The LOTB project has developed an unprecedented website for research and teaching about the Buddha’s life story. It focuses on the upper gallery murals at Phuntsokling to document Tibet’s most significant literary and visual materials depicting the life of Śākyamuni Buddha. The LOTB website provides a multimodal interface for interactive visualization including representation at various scales, markup of text-image relationships, tagging and annotation, and qualitative and quantitative data analysis. The interface allows, for the first time, comparative analysis across visual narrative (Jonang murals), textual narrative (The Sun of Faith), and the guidelines for visual narrative construction (Painting Manual), as well as painting inscriptions and the author’s canonical sources. The interface allows users to select text in both unicode Tibetan font and English translation.

Through the website, researchers are able to navigate chronologically or non-linearly through the visual narrative according to the divisions of a literary work, and select foci to zoom and center a particular panel region. Through the use of keyword search functionality, users can identify visual elements on both macro and micro scales (individual figures, locations, narrative vignettes) to understand their narrative and thematic relationships. The ability to share insights, questions, and even debates across two distinctive forms of media, visual and textual, allows researchers in fields as varied as religious studies, philology, history, art history, and architectural history to address a common object of interest, the life of the Buddha, in a synthetic fashion.

LOTB uses the Mirador Viewer, a “multi-repository, configurable, extensible, and easy-to-integrate viewer and annotation creation and comparison environment for IIIF resources, ranging from deep-zooming artwork, to complex manuscript objects." LOTB has adapted and extended Mirador’s suite of tools to offer scholarly and learning communities a new platform to research and engage image, text, architecture, and history as an integrated and meaning-rich whole. The project’s impacts for the humanities and the study of Buddhism are thus twofold: the largest study to date on visual and textual Buddha narratives in Tibet, and a new digital tool for synthetic teaching and research of Buddhist images and texts in context. The features developed in LOTB are extensible to content and disciplinary approaches across a broad array of scholarly fields.

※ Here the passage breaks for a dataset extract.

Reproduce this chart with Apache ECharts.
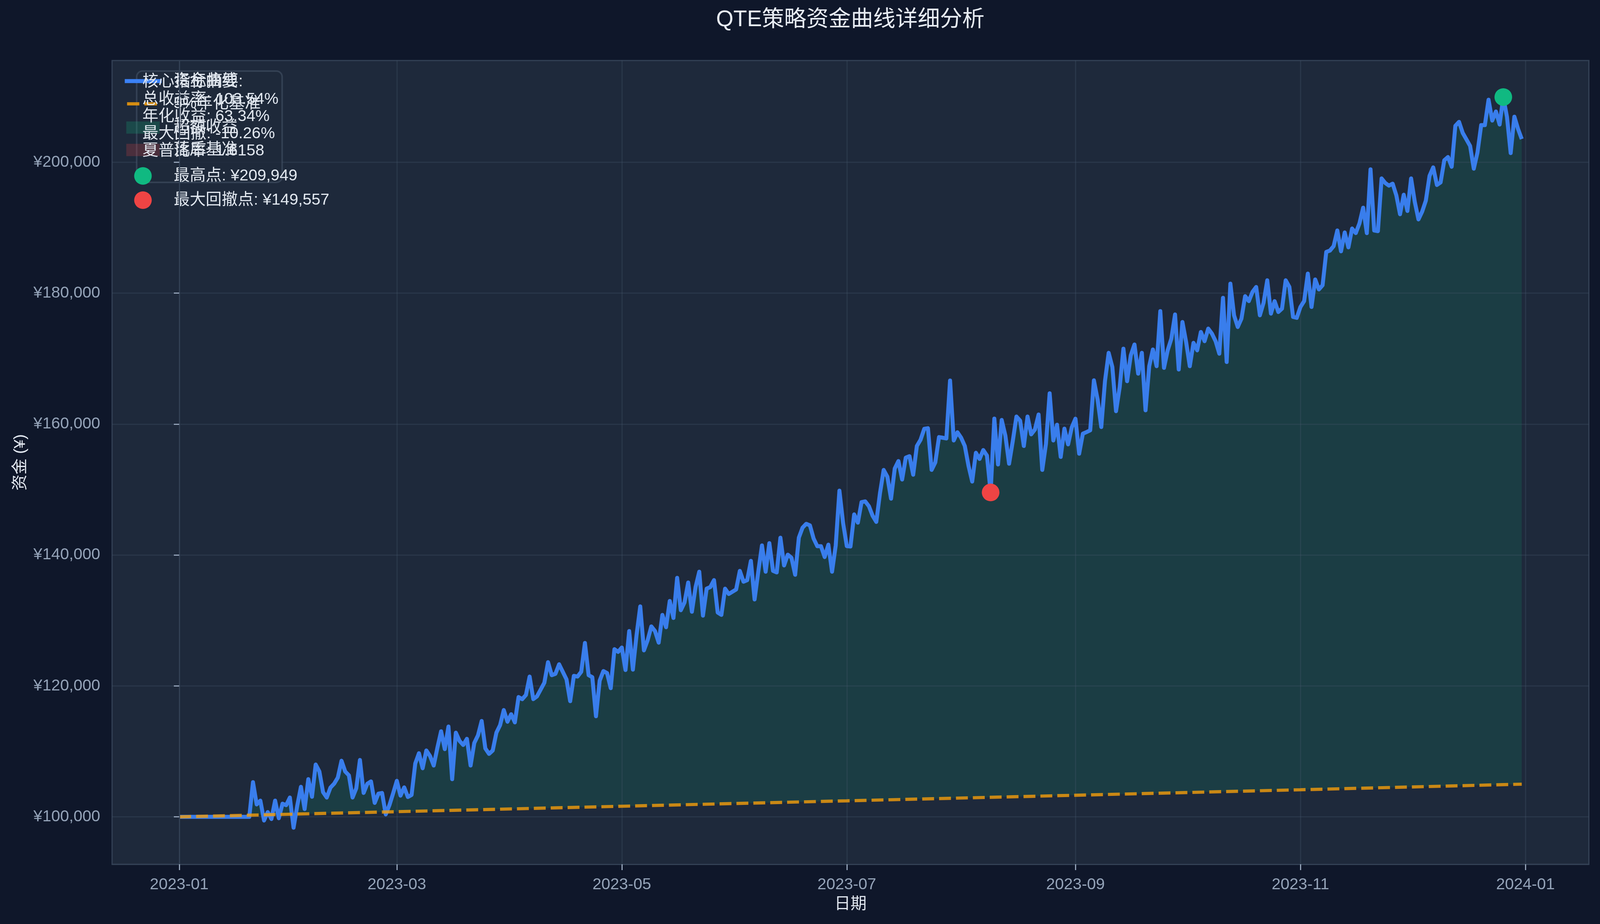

The project utilizes various Open Source technologies and tools to create a comprehensive system for searching, navigating, viewing, and annotating images. The combined architecture of these components allow for a fully functioning system. Many of the components sourced and developed are compliant with the International Image Interoperability Framework (IIIF) to allow for cross institutional sharing of images and tools. Yale contributes to IIIF standard and related open source tool development via support of this project.